## BEGIN SOURCE DATA

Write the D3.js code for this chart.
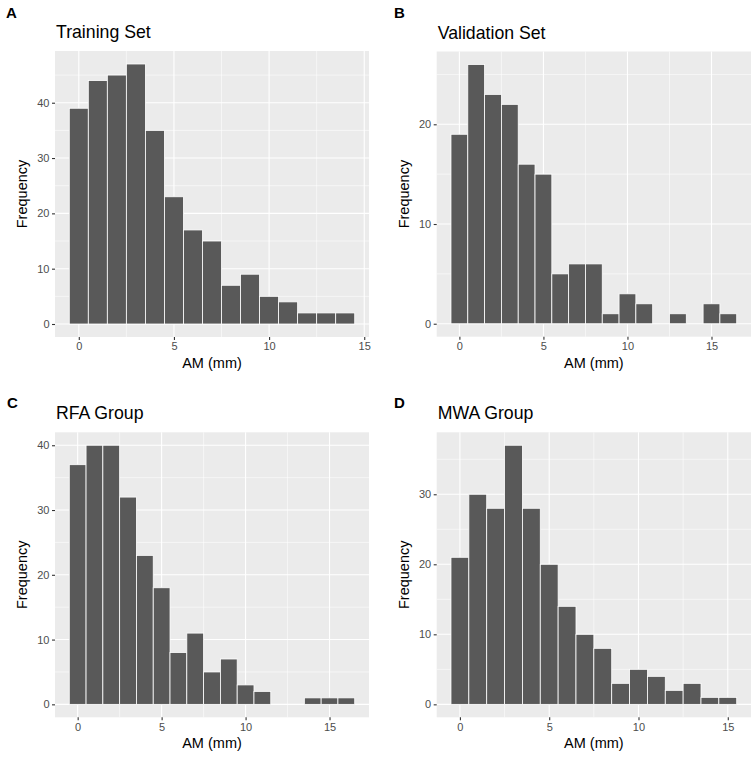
<!DOCTYPE html>
<html>
<head>
<meta charset="utf-8">
<script src="https://cdn.jsdelivr.net/npm/d3@7"></script>
<style>
  body { margin: 0; background: #fff; }
  svg { font-family: "Liberation Sans", Arial, sans-serif; }
</style>
</head>
<body>
<div id="chart"></div>
<script>
// histogram counts, one value per 1 mm bin starting at 0
var trainingSet = [39, 44, 45, 47, 35, 23, 17, 15, 7, 9, 5, 4, 2, 2, 2];
var validationSet = [19, 26, 23, 22, 16, 15, 5, 6, 6, 1, 3, 2, 0, 1, 0, 2, 1];
var rfaGroup = [37, 40, 40, 32, 23, 18, 8, 11, 5, 7, 3, 2, 0, 0, 1, 1, 1];
var mwaGroup = [21, 30, 28, 37, 28, 20, 14, 10, 8, 3, 5, 4, 2, 3, 1, 1];

var panelTitles = ["Training Set", "Validation Set", "RFA Group", "MWA Group"];
var panelLetters = ["A", "B", "C", "D"];
var xTicks = [0, 5, 10, 15];
var yTicks = [[0, 10, 20, 30, 40], [0, 10, 20], [0, 10, 20, 30, 40], [0, 10, 20, 30]];
var xLabel = "AM (mm)";
var yLabel = "Frequency";

var allCounts = [trainingSet, validationSet, rfaGroup, mwaGroup];

// panel boxes in the page
var boxes = [
  {x0: 55, x1: 369, y0: 51, y1: 337, lx: 6, ly: 18},
  {x0: 436.7, x1: 751, y0: 51.5, y1: 336.7, lx: 394, ly: 18},
  {x0: 55, x1: 369, y0: 432.3, y1: 717.3, lx: 7, ly: 408},
  {x0: 436.7, x1: 751, y0: 432.3, y1: 717.3, lx: 394, ly: 408}
];

var svg = d3.select("#chart").append("svg")
  .attr("width", 753)
  .attr("height", 758);

allCounts.forEach(function(counts, p) {
  var b = boxes[p];
  var n = counts.length;

  // ggplot style expansion: 5% on each side
  var xMin = -0.5, xMax = n - 0.5, xPad = (xMax - xMin) * 0.05;
  var x = d3.scaleLinear()
    .domain([xMin - xPad, xMax + xPad])
    .range([b.x0, b.x1]);

  var yMax = d3.max(counts), yPad = yMax * 0.05;
  var y = d3.scaleLinear()
    .domain([-yPad, yMax + yPad])
    .range([b.y1, b.y0]);

  var g = svg.append("g");

  // panel background
  g.append("rect")
    .attr("x", b.x0).attr("y", b.y0)
    .attr("width", b.x1 - b.x0).attr("height", b.y1 - b.y0)
    .attr("fill", "#EBEBEB");

  // minor grid
  var xMinor = xTicks.map(d => d + 2.5).concat([-2.5]).filter(d => d > x.domain()[0] && d < x.domain()[1]);
  var yStep = yTicks[p][1] - yTicks[p][0];
  var yMinor = d3.range(-yStep / 2, y.domain()[1], yStep).filter(d => d > y.domain()[0] && d < y.domain()[1]);

  g.selectAll(".xminor").data(xMinor).enter().append("line")
    .attr("x1", d => x(d)).attr("x2", d => x(d))
    .attr("y1", b.y0).attr("y2", b.y1)
    .attr("stroke", "#fff").attr("stroke-width", 0.55);
  g.selectAll(".yminor").data(yMinor).enter().append("line")
    .attr("x1", b.x0).attr("x2", b.x1)
    .attr("y1", d => y(d)).attr("y2", d => y(d))
    .attr("stroke", "#fff").attr("stroke-width", 0.55);

  // major grid
  g.selectAll(".xmajor").data(xTicks).enter().append("line")
    .attr("x1", d => x(d)).attr("x2", d => x(d))
    .attr("y1", b.y0).attr("y2", b.y1)
    .attr("stroke", "#fff").attr("stroke-width", 1.1);
  g.selectAll(".ymajor").data(yTicks[p]).enter().append("line")
    .attr("x1", b.x0).attr("x2", b.x1)
    .attr("y1", d => y(d)).attr("y2", d => y(d))
    .attr("stroke", "#fff").attr("stroke-width", 1.1);

  // bars
  g.selectAll(".bar").data(counts.map((c, i) => ({bin: i, count: c})).filter(d => d.count > 0))
    .enter().append("rect")
    .attr("x", d => x(d.bin - 0.5))
    .attr("width", d => x(d.bin + 0.5) - x(d.bin - 0.5))
    .attr("y", d => y(d.count))
    .attr("height", d => y(0) - y(d.count))
    .attr("fill", "#595959")
    .attr("stroke", "#fff")
    .attr("stroke-width", 0.8);

  // axes
  var bottomAxis = d3.axisBottom(x).tickValues(xTicks).tickSize(3).tickPadding(2.5);
  var leftAxis = d3.axisLeft(y).tickValues(yTicks[p]).tickSize(3).tickPadding(2.5);

  var xa = g.append("g").attr("transform", `translate(0, ${b.y1})`).call(bottomAxis);
  var ya = g.append("g").attr("transform", `translate(${b.x0}, 0)`).call(leftAxis);

  [xa, ya].forEach(function(a) {
    a.select(".domain").remove();
    a.selectAll(".tick line").attr("stroke", "#333").attr("stroke-width", 1.1);
    a.selectAll(".tick text")
      .attr("fill", "#4D4D4D")
      .style("font-size", "11px")
      .style("font-family", "'Liberation Sans', Arial, sans-serif");
  });

  // axis titles
  g.append("text")
    .attr("x", (b.x0 + b.x1) / 2)
    .attr("y", b.y1 + 31)
    .attr("text-anchor", "middle")
    .style("font-size", "14.5px")
    .text(xLabel);

  g.append("text")
    .attr("transform", `translate(${b.x0 - 28}, ${(b.y0 + b.y1) / 2}) rotate(-90)`)
    .attr("text-anchor", "middle")
    .style("font-size", "14.5px")
    .text(yLabel);

  // plot title
  g.append("text")
    .attr("x", b.x0 + 1)
    .attr("y", b.y0 - 13)
    .style("font-size", "17.7px")
    .text(panelTitles[p]);

  // panel letter
  g.append("text")
    .attr("x", b.lx)
    .attr("y", b.ly)
    .style("font-size", "15px")
    .style("font-weight", "bold")
    .text(panelLetters[p]);
});
</script>
</body>
</html>
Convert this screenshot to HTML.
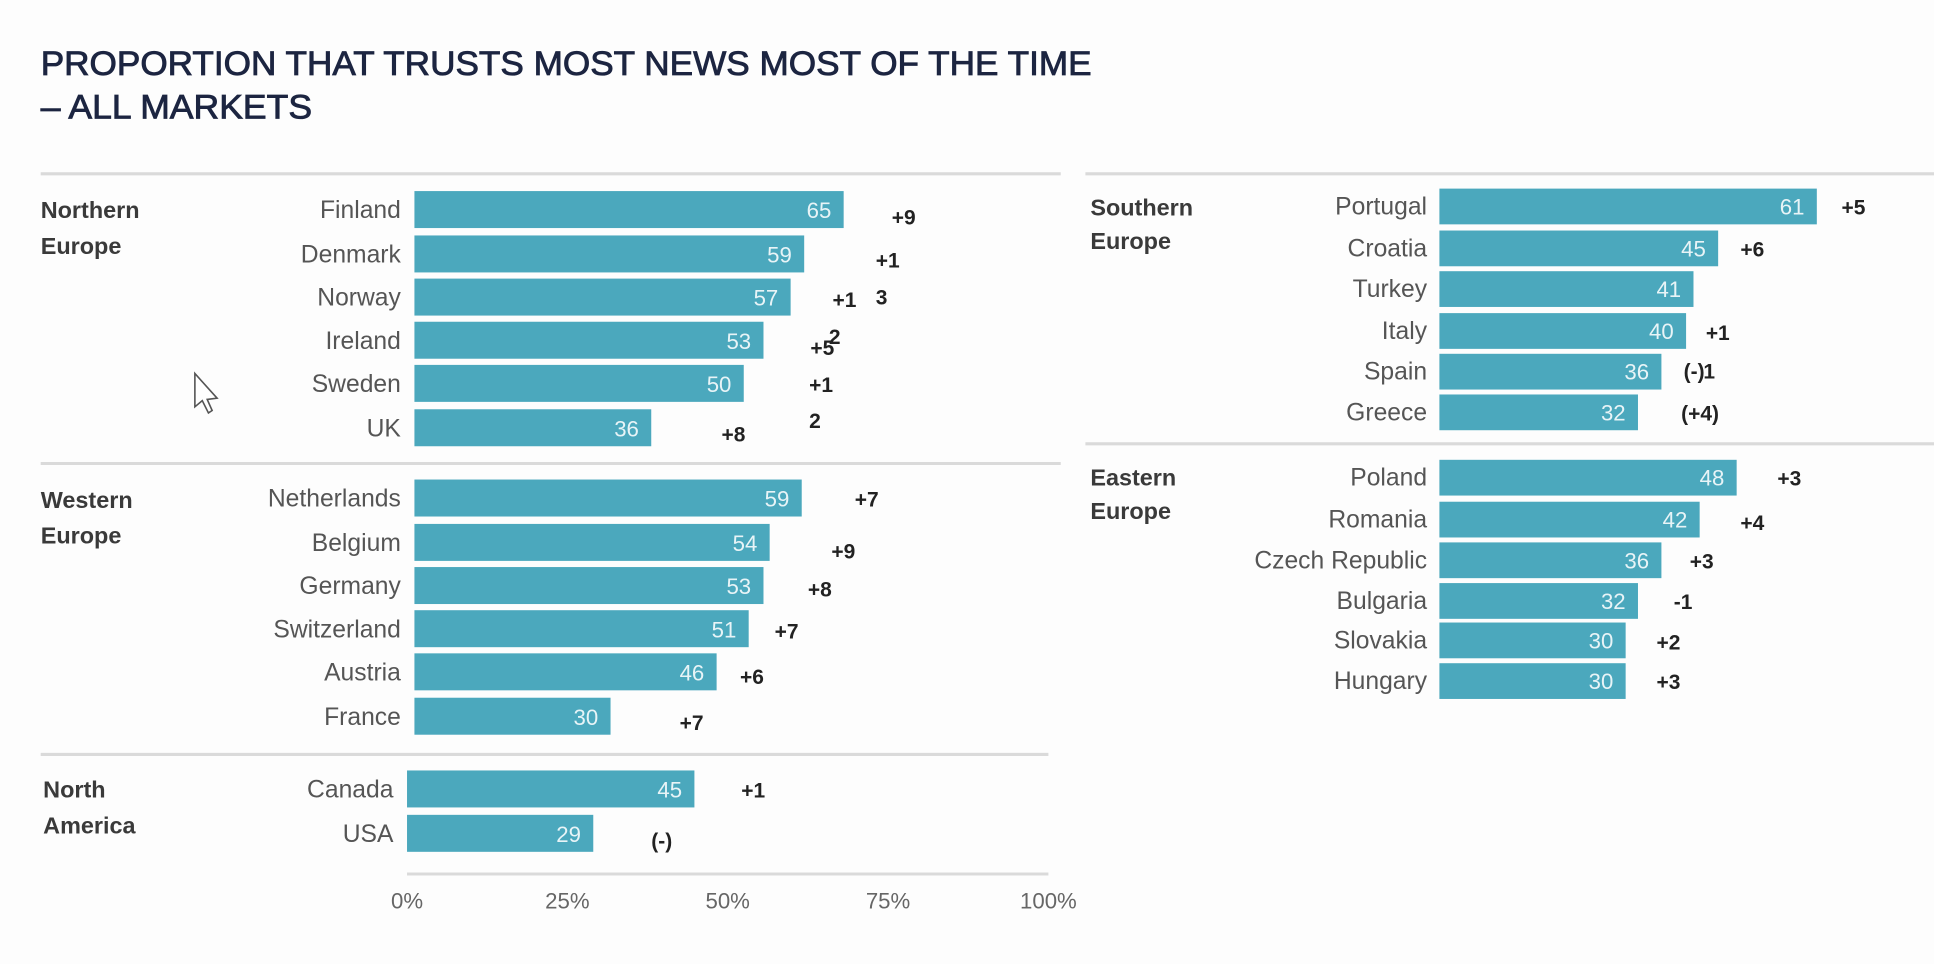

## END SOURCE DATA

__REQUEST__. Write the records out once more, exactly as they appear, with no pictures.

__WORKED ANSWER__.
Write the D3.js code for this chart.
<!DOCTYPE html>
<html>
<head>
<meta charset="utf-8">
<script src="https://cdn.jsdelivr.net/npm/d3@7"></script>
<style>
  body { margin: 0; background: #fff; }
  svg { font-family: "Liberation Sans", Arial, sans-serif; }
</style>
</head>
<body>
<div id="chart"></div>
<script>
// histogram counts, one value per 1 mm bin starting at 0
var trainingSet = [39, 44, 45, 47, 35, 23, 17, 15, 7, 9, 5, 4, 2, 2, 2];
var validationSet = [19, 26, 23, 22, 16, 15, 5, 6, 6, 1, 3, 2, 0, 1, 0, 2, 1];
var rfaGroup = [37, 40, 40, 32, 23, 18, 8, 11, 5, 7, 3, 2, 0, 0, 1, 1, 1];
var mwaGroup = [21, 30, 28, 37, 28, 20, 14, 10, 8, 3, 5, 4, 2, 3, 1, 1];

var panelTitles = ["Training Set", "Validation Set", "RFA Group", "MWA Group"];
var panelLetters = ["A", "B", "C", "D"];
var xTicks = [0, 5, 10, 15];
var yTicks = [[0, 10, 20, 30, 40], [0, 10, 20], [0, 10, 20, 30, 40], [0, 10, 20, 30]];
var xLabel = "AM (mm)";
var yLabel = "Frequency";

var allCounts = [trainingSet, validationSet, rfaGroup, mwaGroup];

// panel boxes in the page
var boxes = [
  {x0: 55, x1: 369, y0: 51, y1: 337, lx: 6, ly: 18},
  {x0: 436.7, x1: 751, y0: 51.5, y1: 336.7, lx: 394, ly: 18},
  {x0: 55, x1: 369, y0: 432.3, y1: 717.3, lx: 7, ly: 408},
  {x0: 436.7, x1: 751, y0: 432.3, y1: 717.3, lx: 394, ly: 408}
];

var svg = d3.select("#chart").append("svg")
  .attr("width", 753)
  .attr("height", 758);

allCounts.forEach(function(counts, p) {
  var b = boxes[p];
  var n = counts.length;

  // ggplot style expansion: 5% on each side
  var xMin = -0.5, xMax = n - 0.5, xPad = (xMax - xMin) * 0.05;
  var x = d3.scaleLinear()
    .domain([xMin - xPad, xMax + xPad])
    .range([b.x0, b.x1]);

  var yMax = d3.max(counts), yPad = yMax * 0.05;
  var y = d3.scaleLinear()
    .domain([-yPad, yMax + yPad])
    .range([b.y1, b.y0]);

  var g = svg.append("g");

  // panel background
  g.append("rect")
    .attr("x", b.x0).attr("y", b.y0)
    .attr("width", b.x1 - b.x0).attr("height", b.y1 - b.y0)
    .attr("fill", "#EBEBEB");

  // minor grid
  var xMinor = xTicks.map(d => d + 2.5).concat([-2.5]).filter(d => d > x.domain()[0] && d < x.domain()[1]);
  var yStep = yTicks[p][1] - yTicks[p][0];
  var yMinor = d3.range(-yStep / 2, y.domain()[1], yStep).filter(d => d > y.domain()[0] && d < y.domain()[1]);

  g.selectAll(".xminor").data(xMinor).enter().append("line")
    .attr("x1", d => x(d)).attr("x2", d => x(d))
    .attr("y1", b.y0).attr("y2", b.y1)
    .attr("stroke", "#fff").attr("stroke-width", 0.55);
  g.selectAll(".yminor").data(yMinor).enter().append("line")
    .attr("x1", b.x0).attr("x2", b.x1)
    .attr("y1", d => y(d)).attr("y2", d => y(d))
    .attr("stroke", "#fff").attr("stroke-width", 0.55);

  // major grid
  g.selectAll(".xmajor").data(xTicks).enter().append("line")
    .attr("x1", d => x(d)).attr("x2", d => x(d))
    .attr("y1", b.y0).attr("y2", b.y1)
    .attr("stroke", "#fff").attr("stroke-width", 1.1);
  g.selectAll(".ymajor").data(yTicks[p]).enter().append("line")
    .attr("x1", b.x0).attr("x2", b.x1)
    .attr("y1", d => y(d)).attr("y2", d => y(d))
    .attr("stroke", "#fff").attr("stroke-width", 1.1);

  // bars
  g.selectAll(".bar").data(counts.map((c, i) => ({bin: i, count: c})).filter(d => d.count > 0))
    .enter().append("rect")
    .attr("x", d => x(d.bin - 0.5))
    .attr("width", d => x(d.bin + 0.5) - x(d.bin - 0.5))
    .attr("y", d => y(d.count))
    .attr("height", d => y(0) - y(d.count))
    .attr("fill", "#595959")
    .attr("stroke", "#fff")
    .attr("stroke-width", 0.8);

  // axes
  var bottomAxis = d3.axisBottom(x).tickValues(xTicks).tickSize(3).tickPadding(2.5);
  var leftAxis = d3.axisLeft(y).tickValues(yTicks[p]).tickSize(3).tickPadding(2.5);

  var xa = g.append("g").attr("transform", `translate(0, ${b.y1})`).call(bottomAxis);
  var ya = g.append("g").attr("transform", `translate(${b.x0}, 0)`).call(leftAxis);

  [xa, ya].forEach(function(a) {
    a.select(".domain").remove();
    a.selectAll(".tick line").attr("stroke", "#333").attr("stroke-width", 1.1);
    a.selectAll(".tick text")
      .attr("fill", "#4D4D4D")
      .style("font-size", "11px")
      .style("font-family", "'Liberation Sans', Arial, sans-serif");
  });

  // axis titles
  g.append("text")
    .attr("x", (b.x0 + b.x1) / 2)
    .attr("y", b.y1 + 31)
    .attr("text-anchor", "middle")
    .style("font-size", "14.5px")
    .text(xLabel);

  g.append("text")
    .attr("transform", `translate(${b.x0 - 28}, ${(b.y0 + b.y1) / 2}) rotate(-90)`)
    .attr("text-anchor", "middle")
    .style("font-size", "14.5px")
    .text(yLabel);

  // plot title
  g.append("text")
    .attr("x", b.x0 + 1)
    .attr("y", b.y0 - 13)
    .style("font-size", "17.7px")
    .text(panelTitles[p]);

  // panel letter
  g.append("text")
    .attr("x", b.lx)
    .attr("y", b.ly)
    .style("font-size", "15px")
    .style("font-weight", "bold")
    .text(panelLetters[p]);
});
</script>
</body>
</html>
Convert this screenshot to HTML.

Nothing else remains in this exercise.